在宴会大厅的一角,记者看到了服务员们在整理富太们为“满月酒会”送的礼物,其中绝大多数是玩具,但几乎都是珍品:乔丹获NBA总冠军后,公司限量发售的篮球和冠军戒指、钢琴大师理查德-克莱德曼签名的雅马哈三角钢琴、某国际名表行发售的限量卡通钻石手表……
令人咋舌的入会条件
这个会所叫女人星会馆,会员大概二三十人左右,都是有钱的女人。记者在酒吧间的书架上找到了女人星会馆管理规定。
会员条件:
1.道德条件:诚信处事、合法经营的商界人士的合法太太和商界成功女士;
2.资产条件:个人资产在人民币1000万元以上或公司资产在人民币5000万元以上;
3.年入会费一人10万元,当年年初一次性支付。
对会员承诺:
准入承诺:所有入会成员必须达到会员条件且享有同等权利和义务,保证会员日常活动的私密性;
免费承诺:除了会费外所有专为会员组织提供的一切服务免费,包括饮食和娱乐(但只限会员本身参与)。
提供社会公益休闲活动:每月组织会员参加社会公益休闲活动,实现会员价值提升和回归自然调节身心的目的。根据会员的需求提供各种沙龙、会谈、娱乐、游戏平台。
会所老板雅姐的女助手米兰是从澳大利亚回国的留学生,负责这里的一切。“这里都有一些什么样的女人呢?”记者问道。米兰有些轻蔑地说:“这里的女人多半是老总的夫人,还有自己生意做得很大的中年女人,再有就是官太太,当然也有的是被大款包养的“二奶”……在我们眼里,是什么人并不重要,关键是要有钱。
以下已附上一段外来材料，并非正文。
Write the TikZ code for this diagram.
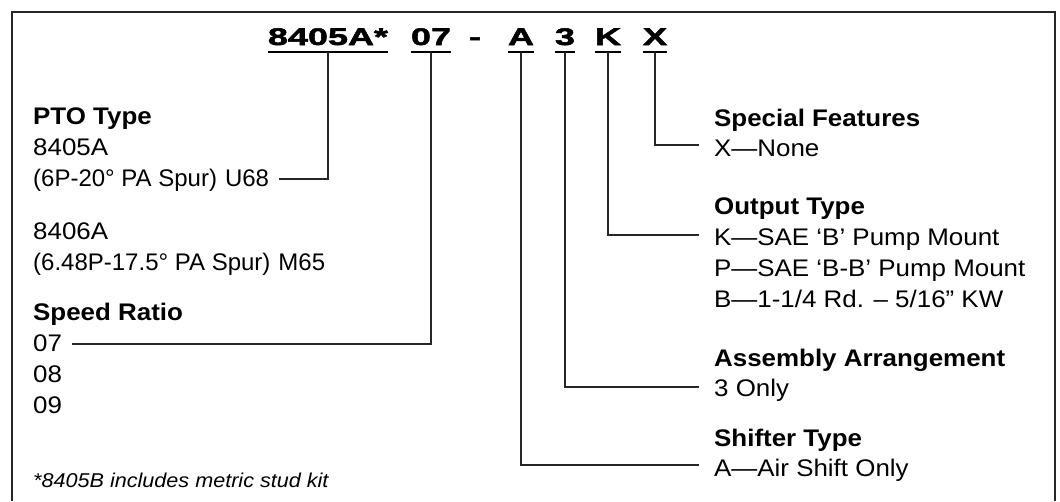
\documentclass[tikz,border=0pt]{standalone}
\usepackage{fontspec}
\setmainfont{Liberation Sans}[FakeStretch=1.08]
\newfontfamily\narrowfont{Liberation Sans}
\newfontfamily\codefont{Liberation Sans Bold}[FakeStretch=1.5,FakeBold=2.2]
\usetikzlibrary{calc}
\tikzset{
  txt/.style={anchor=base west, inner sep=0pt, font=\fontsize{24}{28}\selectfont},
  txtn/.style={anchor=base west, inner sep=0pt, font=\fontsize{24}{28}\selectfont\narrowfont},
  ttl/.style={anchor=base west, inner sep=0pt, font=\fontsize{24}{28}\selectfont\bfseries},
  note/.style={anchor=base west, inner sep=0pt, font=\fontsize{20}{24}\selectfont\itshape},
  code/.style={anchor=base, inner sep=0pt, font=\fontsize{24}{28}\selectfont\codefont},
  conn/.style={line width=1.7pt, draw=black!85},
  uline/.style={line width=1.8pt, draw=black},
  frame/.style={line width=2.8pt, draw=black!85}
}
\begin{document}
\begin{tikzpicture}[x=1pt,y=-1pt]
\useasboundingbox (0,0) rectangle (1060,501);
\draw[frame] (12,501) -- (12,12) -- (1055,12) -- (1055,501);

% code row
\node[code] (c1) at (328,45) {8405A*};
\node[code] (c2) at (431,45) {07};
\node[code] (c3) at (475,45) {-};
\node[code] (c4) at (521,45) {A};
\node[code] (c5) at (565,45) {3};
\node[code] (c6) at (608,45) {K};
\node[code] (c7) at (655,45) {X};
\foreach \n in {c1,c2,c4,c5,c6,c7}
  \draw[uline] ($(\n.base west)+(0,7)$) -- ($(\n.base east)+(0,7)$);

% left column
\node[ttl] (pto) at (33,124) {PTO Type};
\node[txt] (pto1a) at (33,155) {8405A};
\node[txtn] (pto1b) at (33,186) {(6P-20° PA Spur)\hspace{8pt}U68};
\node[txt] (pto2a) at (33,239) {8406A};
\node[txtn] (pto2b) at (33,270) {(6.48P-17.5° PA Spur)\hspace{8pt}M65};
\node[ttl] (sr) at (33,320) {Speed Ratio};
\node[txt] (sr1) at (33,351) {07};
\node[txt] (sr2) at (33,382) {08};
\node[txt] (sr3) at (33,413) {09};
\node[note] (fn) at (33,487) {*8405B includes metric stud kit};

% right column
\node[ttl] (sf) at (714,126) {Special Features};
\node[txt] (sf1) at (714,156) {X—None};
\node[ttl] (ot) at (714,214) {Output Type};
\node[txt] (ot1) at (714,245) {K—SAE ‘B’ Pump Mount};
\node[txt] (ot2) at (714,276) {P—SAE ‘B-B’ Pump Mount};
\node[txt] (ot3) at (714,307) {B—1-1/4 Rd. – 5/16” KW};
\node[ttl] (aa) at (714,366) {Assembly Arrangement};
\node[txt] (aa1) at (714,396) {3 Only};
\node[ttl] (sh) at (714,446) {Shifter Type};
\node[txt] (sh1) at (714,476) {A—Air Shift Only};

% connector end points
\coordinate (e1) at ($(pto1b.base east)+(10,-7)$);
\coordinate (e2) at ($(sr1.base east)+(10,-7)$);
\coordinate (e4) at ($(sh1.base west)+(-15,-11)$);
\coordinate (e5) at ($(aa1.base west)+(-15,-9)$);
\coordinate (e6) at ($(ot1.base west)+(-15,-10)$);
\coordinate (e7) at ($(sf1.base west)+(-15,-11)$);

% connectors
\draw[conn] ($(c1.base)+(0,7)$) |- (e1);
\draw[conn] ($(c2.base)+(0,7)$) |- (e2);
\draw[conn] ($(c4.base)+(0,7)$) |- (e4);
\draw[conn] ($(c5.base)+(0,7)$) |- (e5);
\draw[conn] ($(c6.base)+(0,7)$) |- (e6);
\draw[conn] ($(c7.base)+(0,7)$) |- (e7);
\end{tikzpicture}
\end{document}
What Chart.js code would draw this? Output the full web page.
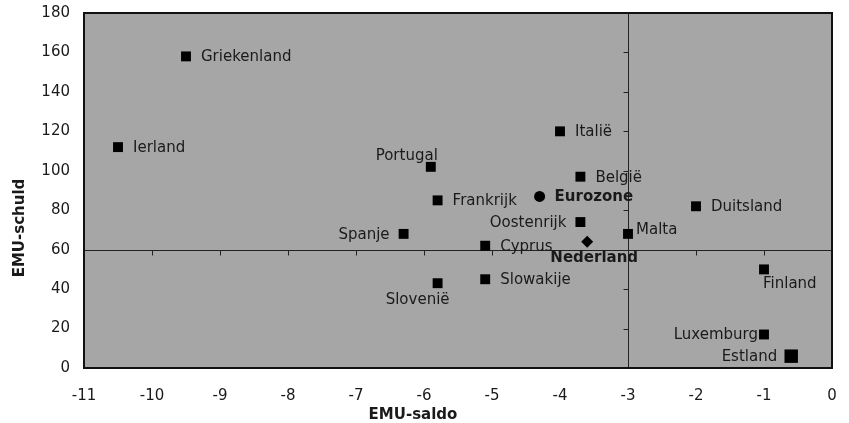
<!DOCTYPE html>
<html>
<head>
<meta charset="utf-8">
<script src="https://cdn.jsdelivr.net/npm/chart.js@4"></script>
<style>
  html, body { margin: 0; padding: 0; background: #fff; }
  #wrap { width: 849px; height: 423px; }
</style>
</head>
<body>
<div id="wrap"><canvas id="c" width="849" height="423"></canvas></div>
<script>
// ---- data ----
const countries = ['Griekenland', 'Ierland', 'Portugal', 'Italië', 'België', 'Frankrijk',
  'Oostenrijk', 'Malta', 'Spanje', 'Cyprus', 'Duitsland', 'Slovenië', 'Slowakije',
  'Finland', 'Luxemburg', 'Estland'];
const saldo = [-9.5, -10.5, -5.9, -4.0, -3.7, -5.8, -3.7, -3.0, -6.3, -5.1, -2.0, -5.8, -5.1, -1.0, -1.0, -0.6];
const schuld = [158, 112, 102, 120, 97, 85, 74, 68, 68, 62, 82, 43, 45, 50, 17, 6];
const euroLabel = ['Eurozone'];
const euroSaldo = [-4.3];
const euroSchuld = [87];
const nlLabel = ['Nederland'];
const nlSaldo = [-3.6];
const nlSchuld = [64];
const xTicks = [-11, -10, -9, -8, -7, -6, -5, -4, -3, -2, -1, 0];
const yTicks = [0, 20, 40, 60, 80, 100, 120, 140, 160, 180];
const refX = -3;   // vertical reference line
const refY = 60;   // horizontal reference line
const xTitle = 'EMU-saldo';
const yTitle = 'EMU-schuld';

// where each label sits relative to its marker
const labelPos = {
  'Griekenland': 'right', 'Ierland': 'right', 'Portugal': 'aboveLeft', 'Italië': 'right',
  'België': 'right', 'Frankrijk': 'right', 'Oostenrijk': 'left', 'Malta': 'rightUp',
  'Spanje': 'left', 'Cyprus': 'right', 'Duitsland': 'right', 'Slovenië': 'below',
  'Slowakije': 'right', 'Finland': 'belowRight', 'Luxemburg': 'leftNear', 'Estland': 'left',
  'Eurozone': 'right', 'Nederland': 'belowNl'
};

const FONT = 'DejaVu Sans, Verdana, sans-serif';
const TXT = '#1a1a1a';

const toPts = (xs, ys) => xs.map((x, i) => ({ x, y: ys[i] }));

const plotDecor = {
  id: 'plotDecor',
  beforeDatasetsDraw(chart) {
    const { ctx, chartArea: a, scales: { x, y } } = chart;
    ctx.save();
    ctx.fillStyle = '#a6a6a6';
    ctx.fillRect(a.left, a.top, a.right - a.left, a.bottom - a.top);
    // reference lines with their own tick marks
    const px = Math.round(x.getPixelForValue(refX)) + 0.5;
    const py = Math.round(y.getPixelForValue(refY)) + 0.5;
    ctx.strokeStyle = '#222';
    ctx.lineWidth = 1;
    ctx.beginPath();
    ctx.moveTo(a.left, py); ctx.lineTo(a.right, py);
    ctx.moveTo(px, a.top); ctx.lineTo(px, a.bottom);
    xTicks.forEach(v => {
      const tx = Math.round(x.getPixelForValue(v)) + 0.5;
      ctx.moveTo(tx, py); ctx.lineTo(tx, py + 5);
    });
    yTicks.forEach(v => {
      const ty = Math.round(y.getPixelForValue(v)) + 0.5;
      ctx.moveTo(px, ty); ctx.lineTo(px - 5, ty);
    });
    ctx.stroke();
    // frame
    ctx.lineWidth = 2;
    ctx.strokeStyle = '#111';
    ctx.strokeRect(a.left, a.top, a.right - a.left, a.bottom - a.top);

    // axis titles
    ctx.fillStyle = TXT;
    ctx.font = 'bold 15px ' + FONT;
    ctx.textAlign = 'center';
    ctx.textBaseline = 'middle';
    ctx.fillText(xTitle, 413, 415);
    ctx.translate(20, 228);
    ctx.rotate(-Math.PI / 2);
    ctx.fillText(yTitle, 0, 0);
    ctx.restore();
  },
  afterDatasetsDraw(chart) {
    const { ctx } = chart;
    ctx.save();
    ctx.fillStyle = TXT;
    chart.data.datasets.forEach((ds, di) => {
      const meta = chart.getDatasetMeta(di);
      meta.data.forEach((pt, i) => {
        const name = ds.labels[i];
        const pos = labelPos[name] || 'right';
        ctx.font = (ds.bold ? 'bold ' : '') + '15px ' + FONT;
        ctx.textBaseline = 'middle';
        let tx = pt.x, ty = pt.y;
        if (pos === 'right') { ctx.textAlign = 'left'; tx += 15; ty += 1; }
        else if (pos === 'rightUp') { ctx.textAlign = 'left'; tx += 8; ty -= 4; }
        else if (pos === 'left') { ctx.textAlign = 'right'; tx -= 14; ty += 1; }
        else if (pos === 'leftNear') { ctx.textAlign = 'right'; tx -= 6; ty += 1; }
        else if (pos === 'aboveLeft') { ctx.textAlign = 'right'; tx += 7; ty -= 11; }
        else if (pos === 'below') { ctx.textAlign = 'center'; tx -= 20; ty += 17; }
        else if (pos === 'belowNl') { ctx.textAlign = 'center'; tx += 7; ty += 16; }
        else if (pos === 'belowRight') { ctx.textAlign = 'left'; tx -= 1; ty += 15; }
        ctx.fillText(name, tx, ty);
      });
    });
    ctx.restore();
  }
};

new Chart(document.getElementById('c'), {
  type: 'scatter',
  data: {
    datasets: [
      {
        labels: countries,
        data: toPts(saldo, schuld),
        pointStyle: 'rect',
        pointRadius: ctx => countries[ctx.dataIndex] === 'Estland' ? 9.5 : 7,
        backgroundColor: '#000',
        borderColor: '#000',
        borderWidth: 0
      },
      {
        labels: euroLabel,
        bold: true,
        data: toPts(euroSaldo, euroSchuld),
        pointStyle: 'circle',
        pointRadius: 5.5,
        backgroundColor: '#000',
        borderColor: '#000',
        borderWidth: 0
      },
      {
        labels: nlLabel,
        bold: true,
        data: toPts(nlSaldo, nlSchuld),
        pointStyle: 'rectRot',
        pointRadius: 6,
        backgroundColor: '#000',
        borderColor: '#000',
        borderWidth: 0
      }
    ]
  },
  options: {
    responsive: false,
    animation: false,
    layout: { padding: { left: 0, right: 17, top: 13, bottom: 0 } },
    plugins: { legend: { display: false }, tooltip: { enabled: false } },
    scales: {
      x: {
        type: 'linear', min: -11, max: 0,
        afterBuildTicks: s => { s.ticks = xTicks.map(v => ({ value: v })); },
        grid: { display: false, drawTicks: false },
        border: { display: false },
        ticks: { color: TXT, font: { family: FONT, size: 15 }, padding: 19, maxRotation: 0 },
        afterFit: s => { s.height = 55; s.paddingLeft = 0; s.paddingRight = 0; }
      },
      y: {
        type: 'linear', min: 0, max: 180,
        afterBuildTicks: s => { s.ticks = yTicks.map(v => ({ value: v })); },
        grid: { display: false, drawTicks: false },
        border: { display: false },
        ticks: { color: TXT, font: { family: FONT, size: 15 }, padding: 14 },
        afterFit: s => { s.width = 84; s.paddingTop = 0; s.paddingBottom = 0; }
      }
    }
  },
  plugins: [plotDecor]
});
</script>
</body>
</html>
”
攀比奢华的圈子主调
米兰介绍说,在中国人的传统文化中,历来怕露富,这些人都小心谨慎地躲避着各界的视线,怕“树大招风”,以致招来不必要的麻烦,所以私密性的会所成了她们活动的主要场所。
米兰说,目前哈尔滨有四五家这样的富太会所,人数大都维持在二三十人左右,其中还有两家是以美容为主的会员制会馆,真正意义上的多功能会馆也就两三家左右。
米兰说,富太在这里也许可以找到精神寄托,她们时刻互相炫耀攀比,但这也许是她们的一种快乐。炫耀美容心得,她们在美容室一次就进行千元左右的美容护理;攀比华丽的衣着,你买的是意大利的风衣,明天我就坐飞机去法国购裘皮;她去了西班牙度假,我就要去比她更好的地方。
浮华背后的苦楚寂寞
对于富太圈,米兰有自己的看法:这样的生活我不喜欢,我相信她们实际上也没人会喜欢这样的生活。”随后在米兰的介绍下,记者结识了一位富太。
刘晴,29岁,哈市某房地产企业老总的第二任太太。“我活得像‘二奶’。”这是刘晴见到记者脱口而出的第一句话。尽管还不到30岁,但她的容颜上却留下了太多岁月的痕迹。
“我嫁给了有钱人,但在有钱男人的心目中,财富的排名摆在妻子的前面,因为金钱,我们失去了一些本来可以得到的幸福。”刘晴念叨着。
记者听米兰介绍,刘晴原是哈市某房地产公司的一名普通职员,老总与第一任夫人离婚后迎娶了刘晴。灰姑娘嫁入豪门,她很不适应,她经常弄错西餐餐具的摆放,还对一些富太万元的衣服指责不值,但不到一年她也被同化了,面对万元的奢侈衣物而不屑。
此时的刘晴正为丈夫的离开而苦恼,她向别人反复地念叨着:“去年4月份结婚后,他就没怎么在哈尔滨呆过,我像个‘二奶’,等着他有空的时候才回来看一眼,塞些钱后就又走了,一年中大半时间都要独守空房。”刘晴的牢骚似乎说到了会所每个女人的心事,许多富太附和:“咱们不都是一样的吗?我们不都是一年才见到丈夫几次。”
米兰对记者说,其实富太的生活也很苦恼,为了保证安逸的生活,她们会对丈夫出轨的事睁一只眼闭一只眼。
丰富的物质生活并不意味着婚姻的幸福。刘晴说:“我原来给丈夫做秘书,天天可以见到他,虽然工作繁忙,但总是很高兴。结婚后,丈夫不让我工作了,一下闲下来让我很不适应,我像被饲养在笼子里的鸟,每日期盼着与丈夫的相逢。在结婚后的一个月,我每天独自在家,整天无人沟通、交流,整个人都要崩溃了。”